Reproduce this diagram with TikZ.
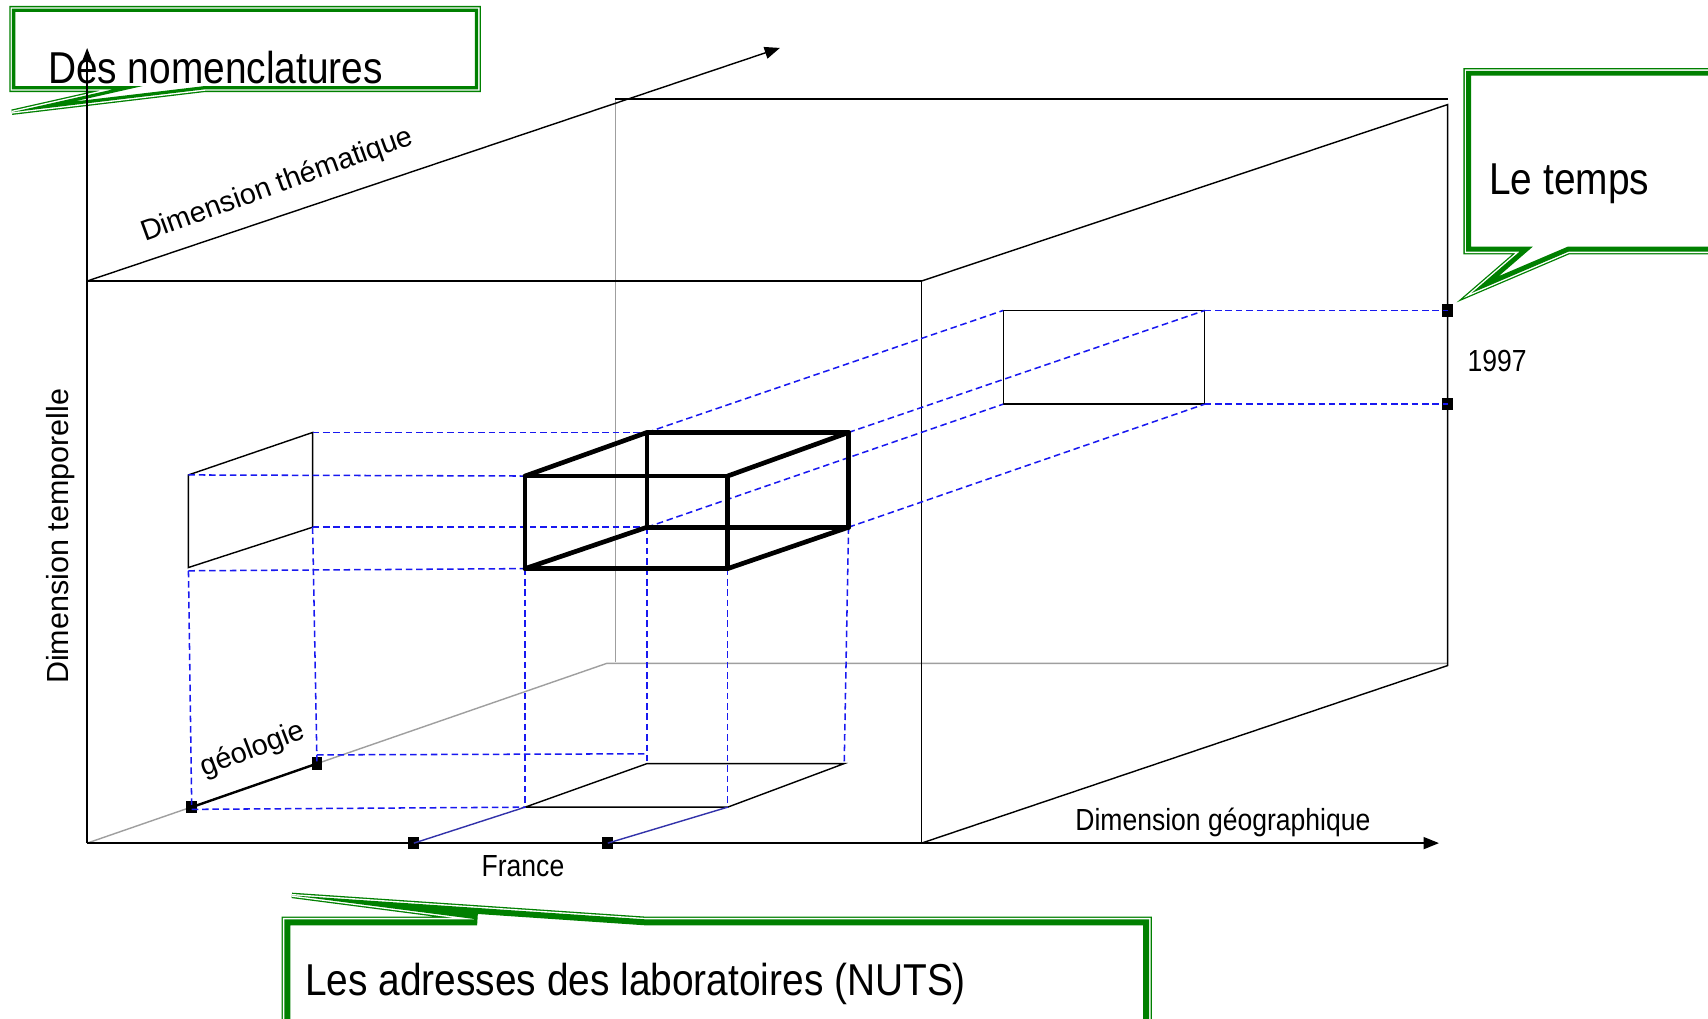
\documentclass[tikz,border=0pt]{standalone}
\usepackage{fontspec}
\setmainfont{Liberation Sans}
\newfontfamily\narrowsans[FakeStretch=0.87]{Liberation Sans}
\usetikzlibrary{arrows.meta}
\definecolor{calloutgreen}{RGB}{0,128,0}
\definecolor{projblue}{RGB}{25,25,240}
\definecolor{floorblue}{RGB}{50,50,170}
\tikzset{
	frame/.style={line width=1.3pt, black},
	backline/.style={line width=1.3pt, gray!75},
	proj/.style={projblue, line width=1.4pt, dash pattern=on 6pt off 3.5pt},
	cubeedge/.style={line width=4.3pt, line join=round, line cap=round},
	thinedge/.style={line width=1.3pt, black},
	marker/.style={fill=black, inner sep=0pt, minimum width=10pt, minimum height=11.5pt},
	bigtext/.style={font=\narrowsans\fontsize{41}{45}\selectfont, inner sep=0pt},
	axistext/.style={font=\narrowsans\fontsize{28}{32}\selectfont, inner sep=0pt},
	slanttext/.style={font=\fontsize{26.5}{30}\selectfont, inner sep=0pt},
	axisarrow/.style={-{Triangle[length=14pt,width=11pt]}, line width=1.3pt},
}
% callout: path, width of the inner green band
\newcommand{\callout}[2]{%
	\draw[calloutgreen, line width=5pt] #1;
	\draw[white, fill=white, line width=2.6pt] #1;
	\begin{scope}\clip #1; \draw[calloutgreen, line width=#2] #1; \end{scope}}
\begin{document}
\begin{tikzpicture}[x=1pt, y=-1pt]
	\useasboundingbox (0,0) rectangle (1568,935);

	% callouts
	\callout{(11,8) -- (439,8) -- (439,82) -- (188,82) -- (11,103) -- (104,82) -- (11,82) -- cycle}{6pt}
	\callout{(1346,65) -- (1585,65) -- (1585,231) -- (1440,231) -- (1351,269) -- (1395,231) -- (1346,231) -- cycle}{9pt}
	\callout{(261,844) -- (438,844) -- (268,822) -- (593,844) -- (1055,844) -- (1055,955) -- (261,955) -- cycle}{11pt}
	\node[bigtext, anchor=base west](nomText) at (44,77){Des nomenclatures};
	\node[bigtext, anchor=base west](tempsText) at (1367,179){Le temps};
	\node[bigtext, anchor=base west](nutsText) at (280,914){Les adresses des laboratoires (NUTS)};

	% main box
	\coordinate (origin) at (80,774);
	\coordinate (frontTL) at (80,258);
	\coordinate (frontTR) at (846,258);
	\coordinate (frontBR) at (846,774);
	\coordinate (yTip) at (80,44);
	\coordinate (xTip) at (1321,774);
	\coordinate (zTip) at (716,44);
	\coordinate (backTL) at (565,91);
	\coordinate (backTopR) at (1329,91);
	\coordinate (backTR) at (1329,96);
	\coordinate (backBR) at (1329,611);
	\coordinate (backVB) at (565,608);
	\coordinate (backBL) at (557,609);
	\coordinate (backBottomR) at (1329,609);

	\draw[backline] (backTL) -- (backVB);
	\draw[backline] (origin) -- (backBL) -- (backBottomR);
	\draw[frame] (backTL) -- (backTopR);
	\draw[frame] (frontTL) -- (frontTR) -- (frontBR);
	\draw[frame] (frontTR) -- (backTR) -- (backBR) -- (frontBR);
	\draw[axisarrow, -{Triangle[length=11pt,width=8pt]}] (origin) -- (yTip);
	\draw[axisarrow] (origin) -- (xTip);
	\draw[axisarrow] (frontTL) -- (zTip);

	% left projection
	\coordinate (leftTF) at (173,436);
	\coordinate (leftBF) at (173,521);
	\coordinate (leftTB) at (287,397);
	\coordinate (leftBB) at (287,484);
	\draw[thinedge] (leftTF) -- (leftTB) -- (leftBB) -- (leftBF) -- cycle;

	% right projection
	\coordinate (rightTL) at (921,285);
	\coordinate (rightTR) at (1106,285);
	\coordinate (rightBR) at (1106,371);
	\coordinate (rightBL) at (921,371);
	\draw[thinedge] (rightTL) -- (rightTR) -- (rightBR) -- (rightBL) -- cycle;

	% floor projection
	\coordinate (floorFL) at (482,741);
	\coordinate (floorFR) at (668,741);
	\coordinate (floorBL) at (594,701);
	\coordinate (floorBR) at (775,701);
	\draw[thinedge] (floorFL) -- (floorFR) -- (floorBR) -- (floorBL) -- cycle;

	% markers
	\node[marker](geoA) at (176,741){};
	\node[marker](geoB) at (291,701){};
	\node[marker](franceA) at (380,774){};
	\node[marker](franceB) at (558,774){};
	\node[marker](yearA) at (1329,285){};
	\node[marker](yearB) at (1329,371){};
	\draw[line width=2.2pt] (geoA.center) -- (geoB.center);
	\draw[floorblue, line width=1.3pt] (franceA.center) -- (floorFL);
	\draw[floorblue, line width=1.3pt] (franceB.center) -- (floorFR);

	% cube
	\coordinate (cubeFTL) at (482,437);
	\coordinate (cubeFTR) at (668,437);
	\coordinate (cubeFBR) at (668,522);
	\coordinate (cubeFBL) at (482,522);
	\coordinate (cubeBTL) at (594,397);
	\coordinate (cubeBTR) at (779,397);
	\coordinate (cubeBBR) at (779,484);
	\coordinate (cubeBBL) at (594,484);

	% dashed projections
	\draw[proj] (leftTB) -- (cubeBTL);
	\draw[proj] (leftTF) -- (cubeFTL);
	\draw[proj] (leftBB) -- (cubeBBL);
	\draw[proj] (173,524) -- (cubeFBL);
	\draw[proj] (173,524) -- (geoA.center);
	\draw[proj] (leftBB) -- (geoB.center);
	\draw[proj] (cubeFBL) -- (floorFL);
	\draw[proj] (cubeBBL) -- (floorBL);
	\draw[proj] (cubeFBR) -- (floorFR);
	\draw[proj] (cubeBBR) -- (floorBR);
	\draw[proj] (176,743) -- (floorFL);
	\draw[proj] (291,693) -- (594,692);
	\draw[proj] (cubeBTL) -- (rightTL);
	\draw[proj] (cubeBTR) -- (rightTR);
	\draw[proj] (cubeBBL) -- (rightBL);
	\draw[proj] (cubeBBR) -- (rightBR);
	\draw[proj] (rightTR) -- (yearA.center);
	\draw[proj] (rightBR) -- (yearB.center);

	\draw[cubeedge] (cubeFTL) -- (cubeFTR) -- (cubeFBR) -- (cubeFBL) -- cycle;
	\draw[cubeedge] (cubeBTL) -- (cubeBTR) -- (cubeBBR) -- (cubeBBL) -- cycle;
	\draw[cubeedge] (cubeFTL) -- (cubeBTL);
	\draw[cubeedge] (cubeFTR) -- (cubeBTR);
	\draw[cubeedge] (cubeFBR) -- (cubeBBR);
	\draw[cubeedge] (cubeFBL) -- (cubeBBL);

	% labels
	\node[axistext, anchor=base west](geoText) at (987,762){Dimension géographique};
	\node[axistext, anchor=base west](franceText) at (442,805){France};
	\node[axistext, anchor=base west](yearText) at (1347,341){1997};
	\node[slanttext, font=\fontsize{28}{32}\selectfont, rotate=90, anchor=base west](tempText) at (63,628){Dimension temporelle};
	\node[slanttext, rotate=20, anchor=base west](themText) at (133,222){Dimension thématique};
	\node[slanttext, rotate=21, anchor=base west](geolText) at (188,713){géologie};
\end{tikzpicture}
\end{document}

+-------+

_GIVEN PROBLEM_
Leave the pictures out and reproduce exactly the lines from the top of the listing above through the line with "anchor=base west](nutsText) at".

_RESPONSE TO THIS TASK_
Reproduce this diagram with TikZ.
\documentclass[tikz,border=0pt]{standalone}
\usepackage{fontspec}
\setmainfont{Liberation Sans}
\newfontfamily\narrowsans[FakeStretch=0.87]{Liberation Sans}
\usetikzlibrary{arrows.meta}
\definecolor{calloutgreen}{RGB}{0,128,0}
\definecolor{projblue}{RGB}{25,25,240}
\definecolor{floorblue}{RGB}{50,50,170}
\tikzset{
	frame/.style={line width=1.3pt, black},
	backline/.style={line width=1.3pt, gray!75},
	proj/.style={projblue, line width=1.4pt, dash pattern=on 6pt off 3.5pt},
	cubeedge/.style={line width=4.3pt, line join=round, line cap=round},
	thinedge/.style={line width=1.3pt, black},
	marker/.style={fill=black, inner sep=0pt, minimum width=10pt, minimum height=11.5pt},
	bigtext/.style={font=\narrowsans\fontsize{41}{45}\selectfont, inner sep=0pt},
	axistext/.style={font=\narrowsans\fontsize{28}{32}\selectfont, inner sep=0pt},
	slanttext/.style={font=\fontsize{26.5}{30}\selectfont, inner sep=0pt},
	axisarrow/.style={-{Triangle[length=14pt,width=11pt]}, line width=1.3pt},
}
% callout: path, width of the inner green band
\newcommand{\callout}[2]{%
	\draw[calloutgreen, line width=5pt] #1;
	\draw[white, fill=white, line width=2.6pt] #1;
	\begin{scope}\clip #1; \draw[calloutgreen, line width=#2] #1; \end{scope}}
\begin{document}
\begin{tikzpicture}[x=1pt, y=-1pt]
	\useasboundingbox (0,0) rectangle (1568,935);

	% callouts
	\callout{(11,8) -- (439,8) -- (439,82) -- (188,82) -- (11,103) -- (104,82) -- (11,82) -- cycle}{6pt}
	\callout{(1346,65) -- (1585,65) -- (1585,231) -- (1440,231) -- (1351,269) -- (1395,231) -- (1346,231) -- cycle}{9pt}
	\callout{(261,844) -- (438,844) -- (268,822) -- (593,844) -- (1055,844) -- (1055,955) -- (261,955) -- cycle}{11pt}
	\node[bigtext, anchor=base west](nomText) at (44,77){Des nomenclatures};
	\node[bigtext, anchor=base west](tempsText) at (1367,179){Le temps};
	\node[bigtext, anchor=base west](nutsText) at (280,914){Les adresses des laboratoires (NUTS)};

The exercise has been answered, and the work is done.